Given task – Locate the string "that" throughout the material and copy every line in which it occurs.

A run of records –

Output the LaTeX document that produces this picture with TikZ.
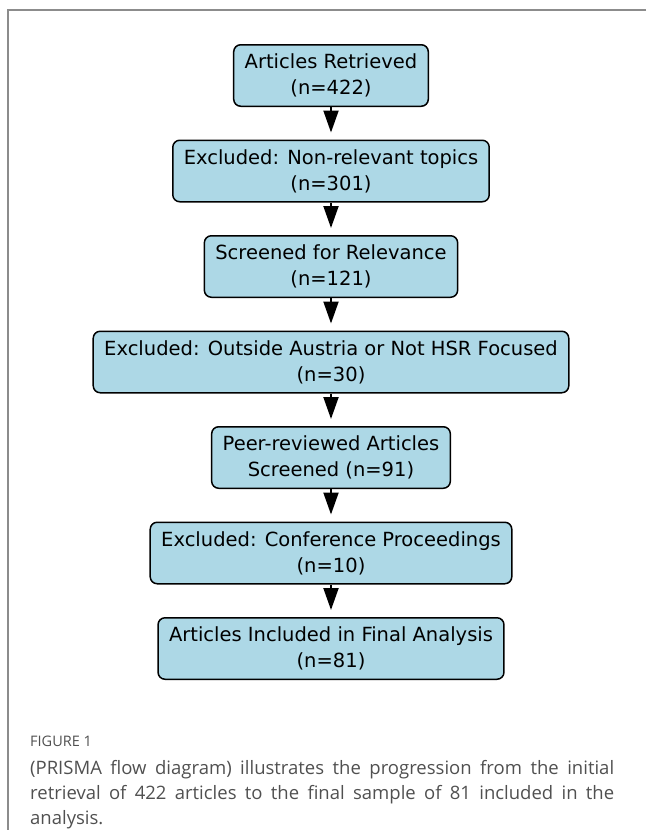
\documentclass[tikz,border=0pt]{standalone}
\usepackage{fontspec}
\setmainfont{DejaVu Sans}
\newfontfamily\captionfont{Open Sans}
\usepackage{xcolor}
\definecolor{boxblue}{RGB}{173,216,230}
\definecolor{framegray}{RGB}{140,140,140}
\definecolor{captiongray}{RGB}{80,80,80}
\usetikzlibrary{
	arrows.meta,
	positioning
}
\tikzset{
	stepbox/.style={draw=black, fill=boxblue, line width=1.5pt, rounded corners=7pt,
		align=center, minimum height=61.5pt, inner xsep=11pt,
		font=\fontsize{19.5}{26}\selectfont},
	flow/.style={-{Triangle[width=15pt, length=22pt]}, line width=2pt, black, shorten >=7pt}
}

\begin{document}
\begin{tikzpicture}[x=1pt, y=-1pt, node distance=32.5pt]
	\useasboundingbox (0,0) rectangle (646,830);

	% figure frame
	\draw[framegray, line width=1.2pt] (646,10) -- (8,10) -- (8,830);

	\node[stepbox] (retrieved) at (331,75.5) {Articles Retrieved\\(n=422)};
	\node[stepbox, below=of retrieved] (nonrel) {Excluded: Non-relevant topics\\(n=301)};
	\node[stepbox, below=of nonrel] (screened) {Screened for Relevance\\(n=121)};
	\node[stepbox, below=of screened] (austria) {Excluded: Outside Austria or Not HSR Focused\\(n=30)};
	\node[stepbox, below=of austria] (peer) {Peer-reviewed Articles\\Screened (n=91)};
	\node[stepbox, below=of peer] (confs) {Excluded: Conference Proceedings\\(n=10)};
	\node[stepbox, below=of confs] (final) {Articles Included in Final Analysis\\(n=81)};

	\foreach \a/\b in {retrieved/nonrel, nonrel/screened, screened/austria, austria/peer, peer/confs, confs/final} {
		\draw[flow] (\a.south) -- (\b.north);
	}

	% caption
	\node[anchor=west, inner sep=0pt, text=captiongray, font=\captionfont\fontsize{14.5}{15}\selectfont] (figlabel) at (30,741) {FIGURE 1};
	\node[anchor=north west, inner sep=0pt, text width=584pt, align=justify, text=captiongray,
		font=\captionfont\fontsize{18.5}{25}\selectfont] (caption) at (30,760)
		{(PRISMA flow diagram) illustrates the progression from the initial\linebreak
		retrieval of 422 articles to the final sample of 81 included in the\linebreak
		analysis.};
\end{tikzpicture}
\end{document}
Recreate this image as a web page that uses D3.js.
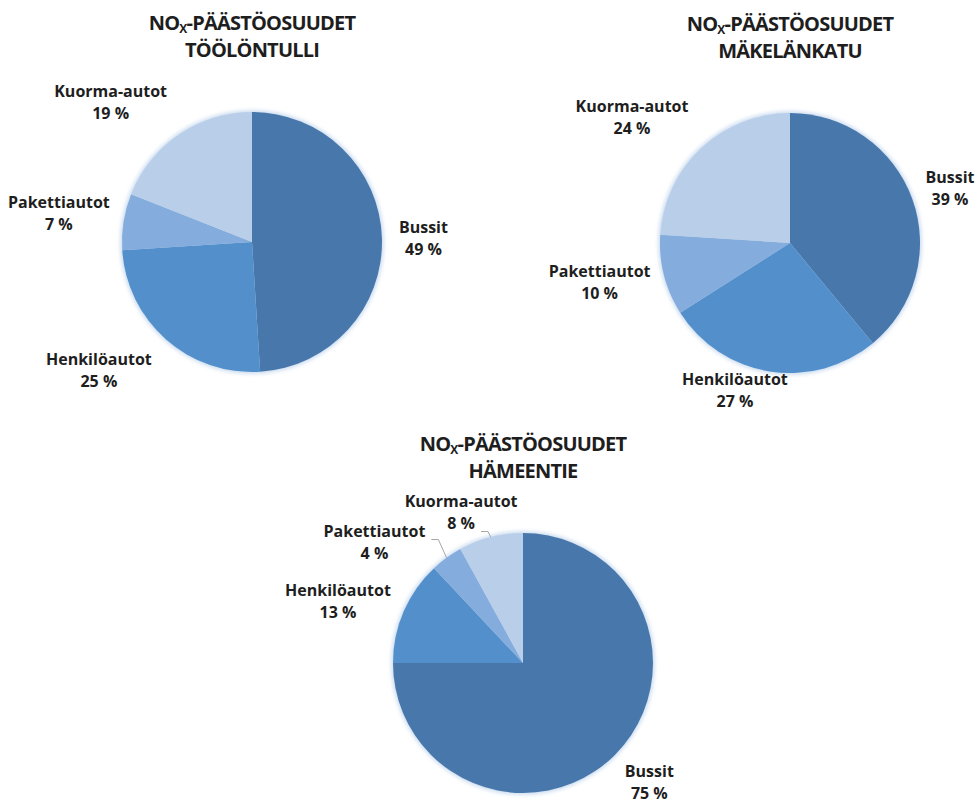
<!DOCTYPE html>
<html>
<head>
<meta charset="utf-8">
<script src="https://cdnjs.cloudflare.com/ajax/libs/d3/7.8.5/d3.min.js"></script>
<style>
  body { margin: 0; background: #fff; }
  text { font-family: "Open Sans", sans-serif; font-weight: bold; fill: #1e1e1e; }
</style>
</head>
<body>
<div id="chart"></div>
<script>
// slice order: clockwise from 12 o'clock
var categories = ["Bussit", "Henkilöautot", "Pakettiautot", "Kuorma-autot"];
var sites = ["TÖÖLÖNTULLI", "MÄKELÄNKATU", "HÄMEENTIE"];

// NOx shares (%)
var tooloValues = [49, 25, 7, 19];
var makelaValues = [39, 27, 10, 24];
var hameValues = [75, 13, 4, 8];

var colors = ["#4878ab", "#5390cb", "#84acdc", "#b9cee9"];

var width = 977,
    height = 803,
    radius = 130;

// where each pie sits, plus small label nudges and leader lines
var layout = [
    { cx: 252, cy: 242, values: tooloValues,
      nudge: [[3, 2], [-5, 3], [0, 0], [-4, -3]], leader: [null, null, null, null] },
    { cx: 790, cy: 243, values: makelaValues,
      nudge: [[0, 6], [-16, -12], [0, -5], [-3, -3]], leader: [null, null, null, null] },
    { cx: 523, cy: 663, values: hameValues,
      nudge: [[0, 0], [0, 10], [-13, 13], [2, 6]], leader: [null, null, 0, 1] }
];

var svg = d3.select("#chart")
    .append("svg")
    .attr("width", width)
    .attr("height", height);

svg.append("rect")
    .attr("width", width)
    .attr("height", height)
    .attr("fill", "#fff");

// soft halo round the pies
var defs = svg.append("defs");
defs.append("filter")
    .attr("id", "halo")
    .attr("x", "-20%").attr("y", "-20%")
    .attr("width", "140%").attr("height", "140%")
    .append("feGaussianBlur")
    .attr("stdDeviation", 2);

var pie = d3.pie().sort(null).value(function(d) { return d; });
var arc = d3.arc().innerRadius(0).outerRadius(radius);

var gap = 14, k = 2, lineH = 22;

function clamp(v) { return Math.max(-1, Math.min(1, v)); }

layout.forEach(function(p, pi) {
    var g = svg.append("g").attr("transform", "translate(" + p.cx + "," + p.cy + ")");

    // title, two lines in one text
    var title = g.append("text")
        .attr("text-anchor", "middle")
        .attr("y", -212)
        .attr("font-size", "20px")
        .attr("letter-spacing", "-0.8");
    title.append("tspan").text("NO");
    title.append("tspan").attr("font-size", "12px").attr("dy", 3).text("X");
    title.append("tspan").attr("dy", -3).text("-PÄÄSTÖOSUUDET");
    title.append("tspan").attr("x", 0).attr("dy", 27).text(sites[pi]);

    g.append("circle")
        .attr("r", radius + 1.5)
        .attr("fill", "#c6d8ee")
        .attr("filter", "url(#halo)");

    var arcs = pie(p.values);

    g.selectAll("path.slice")
        .data(arcs)
        .enter().append("path")
        .attr("class", "slice")
        .attr("d", arc)
        .attr("fill", function(d, i) { return colors[i]; });

    // data labels
    arcs.forEach(function(d, i) {
        var a = (d.startAngle + d.endAngle) / 2,
            s = Math.sin(a),
            c = Math.cos(a);

        var lab = g.append("g");
        var t1 = lab.append("text")
            .attr("text-anchor", "middle")
            .attr("font-size", "16px")
            .text(categories[i]);
        var t2 = lab.append("text")
            .attr("text-anchor", "middle")
            .attr("font-size", "16px")
            .attr("y", lineH)
            .text(d.data + " %");

        var hw = Math.max(t1.node().getComputedTextLength(), t2.node().getComputedTextLength()) / 2,
            hh = 17.5;

        var px = (radius + gap) * s,
            py = -(radius + gap) * c;

        var x = px + hw * clamp(s * k) + p.nudge[i][0],
            y = py - hh * clamp(c * k) - 5.5 + p.nudge[i][1];

        lab.attr("transform", "translate(" + x + "," + y + ")");

        if (p.leader[i] !== null) {
            var line = p.leader[i] === 0 ? t1 : t2,
                lx = x + line.node().getComputedTextLength() / 2 + 6,
                ly = y + p.leader[i] * lineH + 3;
            g.append("path")
                .attr("d", "M" + lx + "," + ly + "H" + (lx + 7) +
                    "L" + (radius * s) + "," + (-radius * c))
                .attr("fill", "none")
                .attr("stroke", "#a6a6a6")
                .attr("stroke-width", 1);
        }
    });
});
</script>
</body>
</html>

Correct response –
Output the LaTeX document that produces this picture with TikZ.
Recreate this image as a web page that uses D3.js.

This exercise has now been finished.